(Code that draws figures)
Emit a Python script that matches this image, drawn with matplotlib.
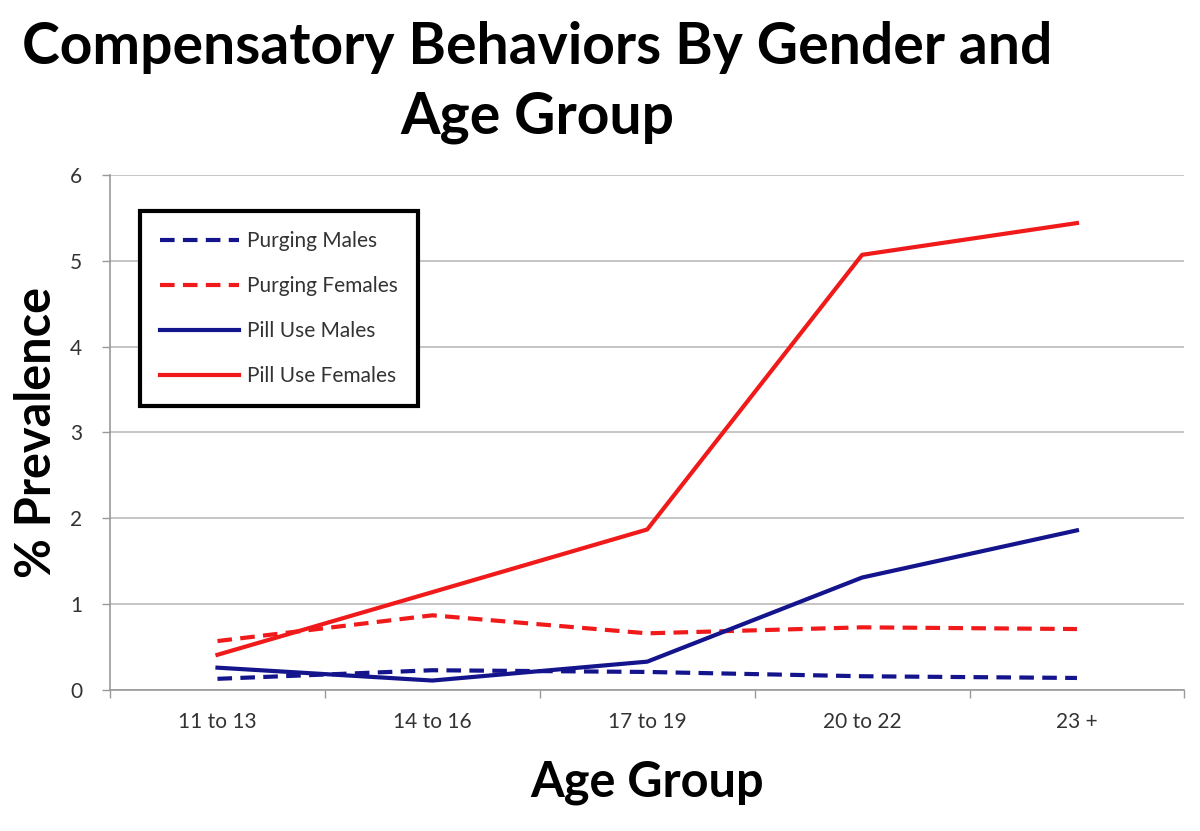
import numpy as np
import matplotlib.pyplot as plt

# age groups on the x axis
groups = ['11 to 13', '14 to 16', '17 to 19', '20 to 22', '23 +']

# % prevalence
purging_males = [0.13, 0.23, 0.21, 0.16, 0.14]
purging_females = [0.57, 0.87, 0.66, 0.73, 0.71]
pill_males = [0.26, 0.11, 0.33, 1.31, 1.86]
pill_females = [0.41, 1.14, 1.87, 5.07, 5.44]

blue = '#14148c'
red = '#f01a1a'

plt.rcParams['font.family'] = ['Lato', 'DejaVu Sans']

fig = plt.figure(figsize=(12, 8.31), dpi=100)
ax = fig.add_axes([0.0917, 0.1697, 0.8953, 0.6197])

x = np.arange(len(groups))
ax.plot(x, purging_males, color=blue, lw=3, ls=(0, (3.5, 2)), label='Purging Males')
ax.plot(x, purging_females, color=red, lw=3, ls=(0, (3.5, 2)), label='Purging Females')
ax.plot(x, pill_males, color=blue, lw=3, label='Pill Use Males')
ax.plot(x, pill_females, color=red, lw=3, label='Pill Use Females')

ax.set_xlim(-0.5, len(groups) - 0.5)
ax.set_ylim(0, 6)
ax.set_yticks(range(7))
ax.set_xticks(x)
ax.set_xticklabels(groups)
ax.set_xticks(np.arange(-0.5, len(groups)), minor=True)
ax.tick_params(axis='x', which='major', length=0, pad=16, labelsize=15, labelcolor='#333333')
ax.tick_params(axis='x', which='minor', length=6, color='#999999', width=1)
ax.tick_params(axis='y', length=6, color='#999999', width=1, pad=14, labelsize=15, labelcolor='#333333')

ax.grid(axis='y', color='#bbbbbb', lw=1.2)
ax.set_axisbelow(True)
for s in ['top', 'right']:
    ax.spines[s].set_visible(False)
for s in ['left', 'bottom']:
    ax.spines[s].set_color('#999999')
    ax.spines[s].set_linewidth(1.2)

ax.set_xlabel('Age Group', fontsize=35, fontweight='bold', labelpad=20)
ax.set_ylabel('% Prevalence', fontsize=35, fontweight='bold', labelpad=8)

fig.text(0.448, 0.975, 'Compensatory Behaviors By Gender and\nAge Group', ha='center', va='top',
         fontsize=41, fontweight='bold', linespacing=1.4)

leg = ax.legend(loc='upper left', bbox_to_anchor=(0.018, 0.95), fontsize=15, frameon=True,
                fancybox=False, edgecolor='black', framealpha=1, handlelength=3.8,
                labelspacing=1.2, borderpad=0.95, handletextpad=0.4)
leg.get_frame().set_linewidth(3)
for t in leg.get_texts():
    t.set_color('#333333')

fig.savefig('out.png', dpi=100)
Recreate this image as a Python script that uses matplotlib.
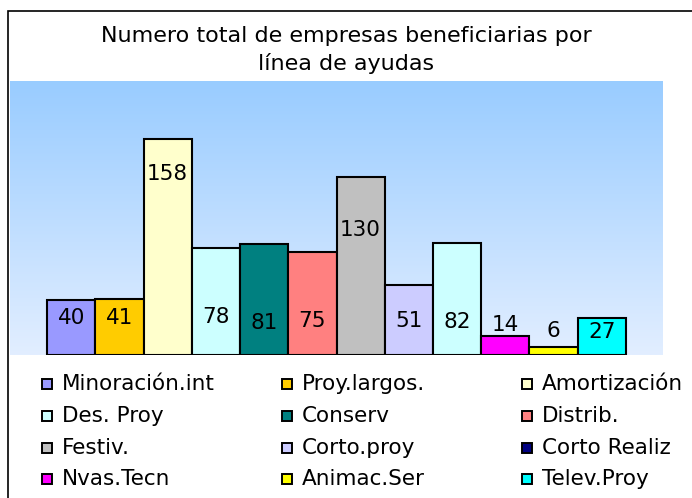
import numpy as np
import matplotlib
matplotlib.use("Agg")
import matplotlib.pyplot as plt
from matplotlib.patches import Rectangle
from matplotlib.colors import LinearSegmentedColormap

# data
categories = ["Minoración.int", "Proy.largos.", "Amortización", "Des. Proy",
              "Conserv", "Distrib.", "Festiv.", "Corto.proy", "Corto Realiz",
              "Nvas.Tecn", "Animac.Ser", "Telev.Proy"]
values = [40, 41, 158, 78, 81, 75, 130, 51, 82, 14, 6, 27]
bar_colors = ["#9999FF", "#FFCC00", "#FFFFCC", "#CCFFFF", "#008080", "#FF8080",
              "#C0C0C0", "#CCCCFF", "#CCFFFF", "#FF00FF", "#FFFF00", "#00FFFF"]
legend_colors = ["#9999FF", "#FFCC00", "#FFFFCC", "#CCFFFF", "#008080", "#FF8080",
                 "#C0C0C0", "#CCCCFF", "#000080", "#FF00FF", "#FFFF00", "#00FFFF"]
# where each value label sits (data units), as in the original
label_y = [27, 27, 132, 28, 23, 25, 91, 25, 24, 22, 17.5, 17]

W, H = 692, 498
fig = plt.figure(figsize=(W / 100, H / 100), dpi=100)
fig.patches.append(Rectangle((7.5 / W, -0.01), 1.0, (498 - 11) / H + 0.01,
                             transform=fig.transFigure, fill=False,
                             edgecolor="black", linewidth=1.2))

ax = fig.add_axes([10 / W, 143 / H, 653 / W, 274 / H])
grad = np.linspace(0, 1, 256).reshape(-1, 1)
cmap = LinearSegmentedColormap.from_list("bg", ["#99CCFF", "#E2EEFF"])
ax.imshow(grad, aspect="auto", cmap=cmap, extent=[0, 1, 0, 1],
          transform=ax.transAxes, zorder=0)

x = np.arange(len(values))
ax.bar(x, values, width=1.0, color=bar_colors, edgecolor="black",
       linewidth=1.5, zorder=2)
for xi, v, ly in zip(x, values, label_y):
    ax.text(xi, ly, str(v), ha="center", va="center", fontsize=15.5, zorder=3)

ax.set_xlim(-1.27, 12.27)
ax.set_ylim(0, 200)
for s in ax.spines.values():
    s.set_visible(False)
ax.set_xticks([])
ax.set_yticks([])

fig.text(0.5, 1 - 36 / H, "Numero total de empresas beneficiarias por",
         ha="center", va="center", fontsize=16)
fig.text(0.5, 1 - 63 / H, "línea de ayudas", ha="center", va="center",
         fontsize=16)

# legend, drawn by hand in a 3 x 4 grid (row by row like the original)
col_x = [42, 282, 522]
row_y = [384, 416, 448, 479]
for i, (name, c) in enumerate(zip(categories, legend_colors)):
    r, k = divmod(i, 3)
    x0, y0 = col_x[k], row_y[r]
    fig.patches.append(Rectangle((x0 / W, 1 - (y0 + 5) / H), 10 / W, 10 / H,
                                 transform=fig.transFigure, facecolor=c,
                                 edgecolor="black", linewidth=1.4))
    fig.text((x0 + 20) / W, 1 - y0 / H, name, ha="left", va="center",
             fontsize=15.5)

fig.savefig("out.png", dpi=100)
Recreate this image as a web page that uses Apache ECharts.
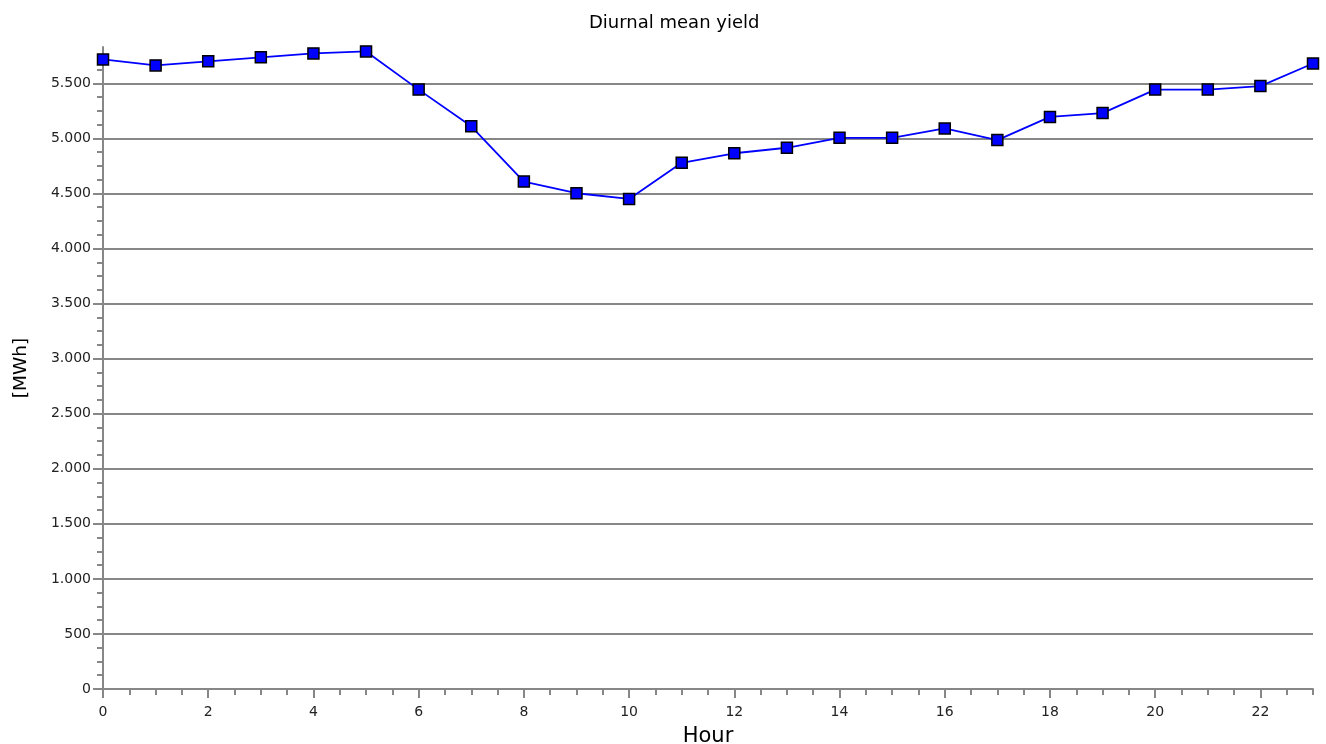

REQUIREMENTS
Omitting all images, print the listing exactly.

THE RESPONSE
Emit a Python script that matches this image, drawn with matplotlib.
import numpy as np
import matplotlib.pyplot as plt

# age groups on the x axis
groups = ['11 to 13', '14 to 16', '17 to 19', '20 to 22', '23 +']

# % prevalence
purging_males = [0.13, 0.23, 0.21, 0.16, 0.14]
purging_females = [0.57, 0.87, 0.66, 0.73, 0.71]
pill_males = [0.26, 0.11, 0.33, 1.31, 1.86]
pill_females = [0.41, 1.14, 1.87, 5.07, 5.44]

blue = '#14148c'
red = '#f01a1a'

plt.rcParams['font.family'] = ['Lato', 'DejaVu Sans']

fig = plt.figure(figsize=(12, 8.31), dpi=100)
ax = fig.add_axes([0.0917, 0.1697, 0.8953, 0.6197])

x = np.arange(len(groups))
ax.plot(x, purging_males, color=blue, lw=3, ls=(0, (3.5, 2)), label='Purging Males')
ax.plot(x, purging_females, color=red, lw=3, ls=(0, (3.5, 2)), label='Purging Females')
ax.plot(x, pill_males, color=blue, lw=3, label='Pill Use Males')
ax.plot(x, pill_females, color=red, lw=3, label='Pill Use Females')

ax.set_xlim(-0.5, len(groups) - 0.5)
ax.set_ylim(0, 6)
ax.set_yticks(range(7))
ax.set_xticks(x)
ax.set_xticklabels(groups)
ax.set_xticks(np.arange(-0.5, len(groups)), minor=True)
ax.tick_params(axis='x', which='major', length=0, pad=16, labelsize=15, labelcolor='#333333')
ax.tick_params(axis='x', which='minor', length=6, color='#999999', width=1)
ax.tick_params(axis='y', length=6, color='#999999', width=1, pad=14, labelsize=15, labelcolor='#333333')

ax.grid(axis='y', color='#bbbbbb', lw=1.2)
ax.set_axisbelow(True)
for s in ['top', 'right']:
    ax.spines[s].set_visible(False)
for s in ['left', 'bottom']:
    ax.spines[s].set_color('#999999')
    ax.spines[s].set_linewidth(1.2)

ax.set_xlabel('Age Group', fontsize=35, fontweight='bold', labelpad=20)
ax.set_ylabel('% Prevalence', fontsize=35, fontweight='bold', labelpad=8)

fig.text(0.448, 0.975, 'Compensatory Behaviors By Gender and\nAge Group', ha='center', va='top',
         fontsize=41, fontweight='bold', linespacing=1.4)

leg = ax.legend(loc='upper left', bbox_to_anchor=(0.018, 0.95), fontsize=15, frameon=True,
                fancybox=False, edgecolor='black', framealpha=1, handlelength=3.8,
                labelspacing=1.2, borderpad=0.95, handletextpad=0.4)
leg.get_frame().set_linewidth(3)
for t in leg.get_texts():
    t.set_color('#333333')

fig.savefig('out.png', dpi=100)
Recreate this image as a Python script that uses matplotlib.
import numpy as np
import matplotlib
matplotlib.use("Agg")
import matplotlib.pyplot as plt
from matplotlib.patches import Rectangle
from matplotlib.colors import LinearSegmentedColormap

# data
categories = ["Minoración.int", "Proy.largos.", "Amortización", "Des. Proy",
              "Conserv", "Distrib.", "Festiv.", "Corto.proy", "Corto Realiz",
              "Nvas.Tecn", "Animac.Ser", "Telev.Proy"]
values = [40, 41, 158, 78, 81, 75, 130, 51, 82, 14, 6, 27]
bar_colors = ["#9999FF", "#FFCC00", "#FFFFCC", "#CCFFFF", "#008080", "#FF8080",
              "#C0C0C0", "#CCCCFF", "#CCFFFF", "#FF00FF", "#FFFF00", "#00FFFF"]
legend_colors = ["#9999FF", "#FFCC00", "#FFFFCC", "#CCFFFF", "#008080", "#FF8080",
                 "#C0C0C0", "#CCCCFF", "#000080", "#FF00FF", "#FFFF00", "#00FFFF"]
# where each value label sits (data units), as in the original
label_y = [27, 27, 132, 28, 23, 25, 91, 25, 24, 22, 17.5, 17]

W, H = 692, 498
fig = plt.figure(figsize=(W / 100, H / 100), dpi=100)
fig.patches.append(Rectangle((7.5 / W, -0.01), 1.0, (498 - 11) / H + 0.01,
                             transform=fig.transFigure, fill=False,
                             edgecolor="black", linewidth=1.2))

ax = fig.add_axes([10 / W, 143 / H, 653 / W, 274 / H])
grad = np.linspace(0, 1, 256).reshape(-1, 1)
cmap = LinearSegmentedColormap.from_list("bg", ["#99CCFF", "#E2EEFF"])
ax.imshow(grad, aspect="auto", cmap=cmap, extent=[0, 1, 0, 1],
          transform=ax.transAxes, zorder=0)

x = np.arange(len(values))
ax.bar(x, values, width=1.0, color=bar_colors, edgecolor="black",
       linewidth=1.5, zorder=2)
for xi, v, ly in zip(x, values, label_y):
    ax.text(xi, ly, str(v), ha="center", va="center", fontsize=15.5, zorder=3)

ax.set_xlim(-1.27, 12.27)
ax.set_ylim(0, 200)
for s in ax.spines.values():
    s.set_visible(False)
ax.set_xticks([])
ax.set_yticks([])

fig.text(0.5, 1 - 36 / H, "Numero total de empresas beneficiarias por",
         ha="center", va="center", fontsize=16)
fig.text(0.5, 1 - 63 / H, "línea de ayudas", ha="center", va="center",
         fontsize=16)

# legend, drawn by hand in a 3 x 4 grid (row by row like the original)
col_x = [42, 282, 522]
row_y = [384, 416, 448, 479]
for i, (name, c) in enumerate(zip(categories, legend_colors)):
    r, k = divmod(i, 3)
    x0, y0 = col_x[k], row_y[r]
    fig.patches.append(Rectangle((x0 / W, 1 - (y0 + 5) / H), 10 / W, 10 / H,
                                 transform=fig.transFigure, facecolor=c,
                                 edgecolor="black", linewidth=1.4))
    fig.text((x0 + 20) / W, 1 - y0 / H, name, ha="left", va="center",
             fontsize=15.5)

fig.savefig("out.png", dpi=100)
Recreate this image as a web page that uses Apache ECharts.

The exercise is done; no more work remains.